من فکر می کنم این حس مادرانه همونطور که نیلوفر عزیز هم اشاره کرده بین تمام مادر ها مشترک باشه ...
حداقل در مورد مامان جون من ! که اینطوره !!!
البته من هم کاملا این حس رو درک می کنم و البته اغلب از این دست دیالوگها بین ما (من و مامان) برقرار هست ...
البته من هم فکر میکنم شما واقعا مادر دوست داشتنی ای باشی نازی جان
Be Good !!!

Marzieh said...

Salam

dokhtar man ke age begam madresat deer shode mige to mano mitarsooni!!!

بانوي جشنواره زمستان said...

نازي جان ، چه خوب و ملموس اين گفتگو رو به تصوير کشيدي

Anonymous said...

می دونی نازی جان
این اگر بین کسایی که همدیگر رو دوست دارن درک بشه هیچوقت به مشکلی بر نمی خورن چون تو دلشون فقط محبته و محبت پس تحت هیچ شرایطی و به خاطر هیچ گفتگویی از هم ناراحت نمی شن

Nazy said...

Niloofar-e-Aziz:

I'm glad you are writing, and your poems are really sweet and wonderful.
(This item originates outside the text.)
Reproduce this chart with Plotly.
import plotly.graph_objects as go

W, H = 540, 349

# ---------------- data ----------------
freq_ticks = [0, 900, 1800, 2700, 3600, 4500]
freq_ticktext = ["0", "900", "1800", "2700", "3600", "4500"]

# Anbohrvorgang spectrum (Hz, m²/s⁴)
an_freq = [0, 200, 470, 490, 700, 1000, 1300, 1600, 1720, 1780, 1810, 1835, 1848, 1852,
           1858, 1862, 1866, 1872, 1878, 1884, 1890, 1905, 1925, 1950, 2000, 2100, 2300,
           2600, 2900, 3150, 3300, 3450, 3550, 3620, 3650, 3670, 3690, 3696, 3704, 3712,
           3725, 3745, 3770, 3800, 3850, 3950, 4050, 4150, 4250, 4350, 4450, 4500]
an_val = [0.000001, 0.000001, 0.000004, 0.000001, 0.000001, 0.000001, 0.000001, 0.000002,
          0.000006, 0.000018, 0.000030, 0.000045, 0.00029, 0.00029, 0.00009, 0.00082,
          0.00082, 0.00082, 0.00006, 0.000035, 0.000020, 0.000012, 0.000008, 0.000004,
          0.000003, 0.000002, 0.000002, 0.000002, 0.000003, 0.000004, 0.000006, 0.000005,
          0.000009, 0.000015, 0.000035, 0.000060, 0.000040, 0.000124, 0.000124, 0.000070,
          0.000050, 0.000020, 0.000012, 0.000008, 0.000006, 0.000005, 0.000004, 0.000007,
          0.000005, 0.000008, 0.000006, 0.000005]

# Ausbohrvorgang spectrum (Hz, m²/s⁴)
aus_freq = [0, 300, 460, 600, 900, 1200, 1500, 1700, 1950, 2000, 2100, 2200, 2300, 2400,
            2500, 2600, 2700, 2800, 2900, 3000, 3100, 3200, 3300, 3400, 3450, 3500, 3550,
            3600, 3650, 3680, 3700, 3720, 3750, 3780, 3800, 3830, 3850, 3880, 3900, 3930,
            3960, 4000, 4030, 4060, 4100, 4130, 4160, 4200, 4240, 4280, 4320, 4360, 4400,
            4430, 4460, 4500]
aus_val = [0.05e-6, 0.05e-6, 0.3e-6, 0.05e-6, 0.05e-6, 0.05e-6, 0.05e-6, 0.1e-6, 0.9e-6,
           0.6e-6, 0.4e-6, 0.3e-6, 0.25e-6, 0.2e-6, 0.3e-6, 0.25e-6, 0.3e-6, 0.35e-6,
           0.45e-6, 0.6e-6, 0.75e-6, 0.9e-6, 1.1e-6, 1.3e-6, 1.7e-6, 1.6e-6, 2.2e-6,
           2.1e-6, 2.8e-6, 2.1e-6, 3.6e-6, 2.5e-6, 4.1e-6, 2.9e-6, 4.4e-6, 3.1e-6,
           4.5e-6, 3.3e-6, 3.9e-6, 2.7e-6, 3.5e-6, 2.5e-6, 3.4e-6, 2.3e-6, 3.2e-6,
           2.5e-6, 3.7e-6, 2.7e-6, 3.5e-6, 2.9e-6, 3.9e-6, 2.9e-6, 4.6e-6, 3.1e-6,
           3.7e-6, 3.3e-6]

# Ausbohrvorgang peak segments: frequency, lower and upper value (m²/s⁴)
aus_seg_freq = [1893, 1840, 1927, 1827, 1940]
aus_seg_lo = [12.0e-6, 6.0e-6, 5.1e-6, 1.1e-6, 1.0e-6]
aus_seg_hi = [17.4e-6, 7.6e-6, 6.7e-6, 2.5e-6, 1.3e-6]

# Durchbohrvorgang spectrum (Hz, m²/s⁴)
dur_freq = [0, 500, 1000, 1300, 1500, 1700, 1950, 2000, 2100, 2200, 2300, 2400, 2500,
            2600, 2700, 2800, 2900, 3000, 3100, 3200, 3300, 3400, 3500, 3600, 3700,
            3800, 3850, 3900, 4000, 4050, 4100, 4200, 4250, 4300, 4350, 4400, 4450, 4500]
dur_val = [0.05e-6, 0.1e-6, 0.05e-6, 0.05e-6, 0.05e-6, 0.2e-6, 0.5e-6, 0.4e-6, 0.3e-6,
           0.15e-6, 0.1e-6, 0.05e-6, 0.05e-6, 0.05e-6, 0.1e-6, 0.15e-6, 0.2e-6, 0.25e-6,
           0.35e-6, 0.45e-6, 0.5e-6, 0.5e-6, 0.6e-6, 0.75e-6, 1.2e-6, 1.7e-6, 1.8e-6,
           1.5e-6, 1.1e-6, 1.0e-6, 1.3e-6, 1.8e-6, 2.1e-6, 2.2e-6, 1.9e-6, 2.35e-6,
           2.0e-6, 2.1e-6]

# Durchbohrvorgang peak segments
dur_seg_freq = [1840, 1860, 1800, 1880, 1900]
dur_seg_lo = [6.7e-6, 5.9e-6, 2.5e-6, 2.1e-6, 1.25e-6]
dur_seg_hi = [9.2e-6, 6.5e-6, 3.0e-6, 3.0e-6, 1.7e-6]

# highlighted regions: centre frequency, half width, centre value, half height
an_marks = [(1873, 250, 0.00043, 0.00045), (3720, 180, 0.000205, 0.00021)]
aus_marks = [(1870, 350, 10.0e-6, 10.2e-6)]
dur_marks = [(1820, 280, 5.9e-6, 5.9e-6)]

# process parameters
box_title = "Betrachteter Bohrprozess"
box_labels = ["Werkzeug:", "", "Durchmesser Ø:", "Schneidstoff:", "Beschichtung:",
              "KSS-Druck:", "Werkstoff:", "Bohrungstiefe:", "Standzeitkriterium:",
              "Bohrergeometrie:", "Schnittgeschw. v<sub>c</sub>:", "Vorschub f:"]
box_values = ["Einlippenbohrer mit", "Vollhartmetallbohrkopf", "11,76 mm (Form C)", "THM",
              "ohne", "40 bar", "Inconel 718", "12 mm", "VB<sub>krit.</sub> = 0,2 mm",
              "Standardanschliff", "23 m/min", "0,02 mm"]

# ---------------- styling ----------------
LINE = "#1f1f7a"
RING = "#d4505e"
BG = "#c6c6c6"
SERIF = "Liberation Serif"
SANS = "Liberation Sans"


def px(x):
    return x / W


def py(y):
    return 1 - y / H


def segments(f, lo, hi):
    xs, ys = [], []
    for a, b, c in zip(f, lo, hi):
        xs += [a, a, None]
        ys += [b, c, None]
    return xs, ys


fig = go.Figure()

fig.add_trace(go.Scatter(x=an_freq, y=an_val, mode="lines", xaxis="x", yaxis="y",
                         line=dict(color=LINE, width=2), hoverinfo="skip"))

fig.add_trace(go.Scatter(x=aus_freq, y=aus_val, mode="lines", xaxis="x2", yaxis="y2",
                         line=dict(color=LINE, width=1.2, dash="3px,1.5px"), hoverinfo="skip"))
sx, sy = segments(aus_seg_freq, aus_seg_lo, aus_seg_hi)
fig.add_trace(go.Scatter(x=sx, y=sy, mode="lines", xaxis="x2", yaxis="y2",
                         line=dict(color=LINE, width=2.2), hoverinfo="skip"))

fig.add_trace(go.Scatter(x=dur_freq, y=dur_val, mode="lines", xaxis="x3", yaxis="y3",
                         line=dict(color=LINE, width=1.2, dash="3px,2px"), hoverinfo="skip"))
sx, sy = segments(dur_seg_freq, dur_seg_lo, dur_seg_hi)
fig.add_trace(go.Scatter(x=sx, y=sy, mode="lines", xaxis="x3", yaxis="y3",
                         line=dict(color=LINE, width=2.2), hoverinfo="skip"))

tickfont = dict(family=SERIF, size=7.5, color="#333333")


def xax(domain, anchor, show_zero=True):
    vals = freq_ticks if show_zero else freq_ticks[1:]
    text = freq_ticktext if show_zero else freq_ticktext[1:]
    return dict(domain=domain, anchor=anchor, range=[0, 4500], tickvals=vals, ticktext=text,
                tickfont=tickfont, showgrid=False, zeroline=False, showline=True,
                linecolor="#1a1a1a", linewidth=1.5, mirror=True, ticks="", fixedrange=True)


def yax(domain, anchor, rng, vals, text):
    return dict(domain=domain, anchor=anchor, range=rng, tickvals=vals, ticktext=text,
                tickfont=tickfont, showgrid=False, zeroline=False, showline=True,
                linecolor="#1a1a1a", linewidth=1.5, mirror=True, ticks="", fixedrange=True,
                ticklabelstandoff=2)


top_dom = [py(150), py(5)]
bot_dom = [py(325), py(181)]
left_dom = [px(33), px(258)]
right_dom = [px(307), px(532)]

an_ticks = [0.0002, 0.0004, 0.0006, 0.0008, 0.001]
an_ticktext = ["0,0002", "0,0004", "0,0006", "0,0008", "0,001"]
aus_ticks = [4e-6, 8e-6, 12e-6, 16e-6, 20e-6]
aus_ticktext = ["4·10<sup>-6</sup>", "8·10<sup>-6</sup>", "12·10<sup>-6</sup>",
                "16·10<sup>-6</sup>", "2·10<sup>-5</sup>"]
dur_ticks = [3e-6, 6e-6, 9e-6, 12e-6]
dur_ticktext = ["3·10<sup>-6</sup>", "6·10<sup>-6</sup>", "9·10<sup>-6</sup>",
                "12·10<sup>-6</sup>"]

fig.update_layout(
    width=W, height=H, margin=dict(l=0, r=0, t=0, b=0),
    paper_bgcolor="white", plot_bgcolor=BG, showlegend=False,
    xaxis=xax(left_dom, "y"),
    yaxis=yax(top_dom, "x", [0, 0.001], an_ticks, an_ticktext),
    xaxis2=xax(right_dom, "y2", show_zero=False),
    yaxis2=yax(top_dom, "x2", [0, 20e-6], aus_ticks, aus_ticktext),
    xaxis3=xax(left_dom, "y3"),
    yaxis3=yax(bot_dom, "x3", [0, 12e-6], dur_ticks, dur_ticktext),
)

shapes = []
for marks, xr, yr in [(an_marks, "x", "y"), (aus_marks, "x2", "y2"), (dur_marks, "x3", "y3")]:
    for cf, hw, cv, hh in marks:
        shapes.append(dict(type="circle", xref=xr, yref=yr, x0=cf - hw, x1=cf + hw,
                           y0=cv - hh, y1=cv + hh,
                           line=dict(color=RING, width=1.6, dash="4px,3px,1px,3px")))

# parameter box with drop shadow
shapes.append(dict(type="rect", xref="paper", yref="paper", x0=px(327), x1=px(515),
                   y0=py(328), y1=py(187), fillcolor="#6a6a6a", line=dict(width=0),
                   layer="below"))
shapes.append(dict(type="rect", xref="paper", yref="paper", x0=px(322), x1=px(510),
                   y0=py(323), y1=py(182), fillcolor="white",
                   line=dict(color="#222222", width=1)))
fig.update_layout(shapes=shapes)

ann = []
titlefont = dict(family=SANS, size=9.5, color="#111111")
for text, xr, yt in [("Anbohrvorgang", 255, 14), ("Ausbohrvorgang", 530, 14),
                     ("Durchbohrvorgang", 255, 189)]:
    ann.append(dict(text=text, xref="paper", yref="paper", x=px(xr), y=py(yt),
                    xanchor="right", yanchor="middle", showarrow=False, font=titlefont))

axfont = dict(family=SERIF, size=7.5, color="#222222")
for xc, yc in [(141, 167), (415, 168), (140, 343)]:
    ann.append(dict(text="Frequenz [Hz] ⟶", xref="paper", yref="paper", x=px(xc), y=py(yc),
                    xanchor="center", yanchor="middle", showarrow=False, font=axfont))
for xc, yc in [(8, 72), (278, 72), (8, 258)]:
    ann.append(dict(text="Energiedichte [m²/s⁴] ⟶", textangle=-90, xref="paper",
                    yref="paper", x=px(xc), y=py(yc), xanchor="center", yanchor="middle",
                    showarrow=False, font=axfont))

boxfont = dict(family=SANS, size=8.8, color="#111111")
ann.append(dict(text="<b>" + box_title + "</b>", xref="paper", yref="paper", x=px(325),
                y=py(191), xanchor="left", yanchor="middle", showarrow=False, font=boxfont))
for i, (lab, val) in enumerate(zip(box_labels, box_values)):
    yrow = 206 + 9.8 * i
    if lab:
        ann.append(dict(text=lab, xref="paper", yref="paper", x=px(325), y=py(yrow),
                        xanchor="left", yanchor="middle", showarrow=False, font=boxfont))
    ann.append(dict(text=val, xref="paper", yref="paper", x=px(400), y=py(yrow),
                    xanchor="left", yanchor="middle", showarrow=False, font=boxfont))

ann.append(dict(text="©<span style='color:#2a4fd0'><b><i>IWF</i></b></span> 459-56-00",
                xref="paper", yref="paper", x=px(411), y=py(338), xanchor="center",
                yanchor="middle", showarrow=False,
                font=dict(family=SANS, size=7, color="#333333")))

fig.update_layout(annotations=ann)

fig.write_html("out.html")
Hee Hee, yes, all mothers are the same, worrying all the time. The jury is still out on how good or bad a parent I have been. Until our children have children of their own, and come tell us how it felt to be our children, we won't know! My relationship with my own mother started as a true friendship between two women when I had my first child. God bless all mothers, and my mother in heaven. Be good Niloo Jan.

Nazy said...

Uni-Far Jan: Thank you. I agree with your first point. We should all do our best in whatever role we have. Considering there are no "User's Manuals" on parenthood, there is a good chance that we will make some mistakes along the way. The only thing I can do and be sure that I did it correctly, is to love my children and respect them as the adults that they are now. Khoda madare to ra barayat hefz koneh Farshad Jan.

Nazy said...

Marzieh Jan: I commiserate with you! Someday, they will miss all the spoiling and unconditional loving they have received in our homes. I really appreciate my relationship with my children as they have grown into young men. It has gotten easier on many levels, I believe. They will leave all too soon, so I try to make the best of the time we now have together. Be good Marzieh Jan.

Nazy said...

Salam Fari Jan: I believe love is the most important ingredient of relationships. As essential as it is, though, there are other elements necessary for sucessful relationships. Trust and respect are also very important. You are right, though, so long as people in any type of relationship talk and communicate with each other lovingly, most problems can be solved. Be good wise Fari!

Nazy said...

Salam Bar Banoo Neda! Thank you. I wrote an ordinary conversation which is important to me. Nothing spectacular, except that it is meaningful to me. Take care Neda Jan.

Anonymous said...

من مامانم همیشه میگه تو چه جوری متوجه حالات من میشی؟ من نه تنها همه حالاتشو درک میکنم بلکه علت کارهاشو هم حدس میزنم.شاید دلیلش اینه که اوقات زیادی را باهم بودیم.درهر صورت نازی جون خیلی متنت به دلم نشست.به این ارتباط ( ارتباط غیر کلامی هم می گویند که بین مادر و فرزندان خیلی قویه). شاد و خوب باشی.

Nazy said...

Salam Mana Jan: The "wordless communication" is the newest phase of my interaction with my kids! Prior to this, we used to speak Farsi or English, and "body language" to each other! This new phase is what I call the "language of the heart." It is a rewarding experience and certainly a lot more fun that the "language of screams" we had to speak for a while when they were teenagers! I am happy!

Anonymous said...

language of screamsکلی منو خندوند

Anonymous said...

خیلی ممنونم نازی عزیز

midnight/... said...

:) Charming!

Nazy said...

Thank you Nimeh Shab Jan! These times await you my dear, except I think you will have your hands full, as Arman displays extraordinary intelligence and resourcefulness even at this age. I can't wait to see what games he will play on you and M! Shine and sparle Nimeh Shab Jan.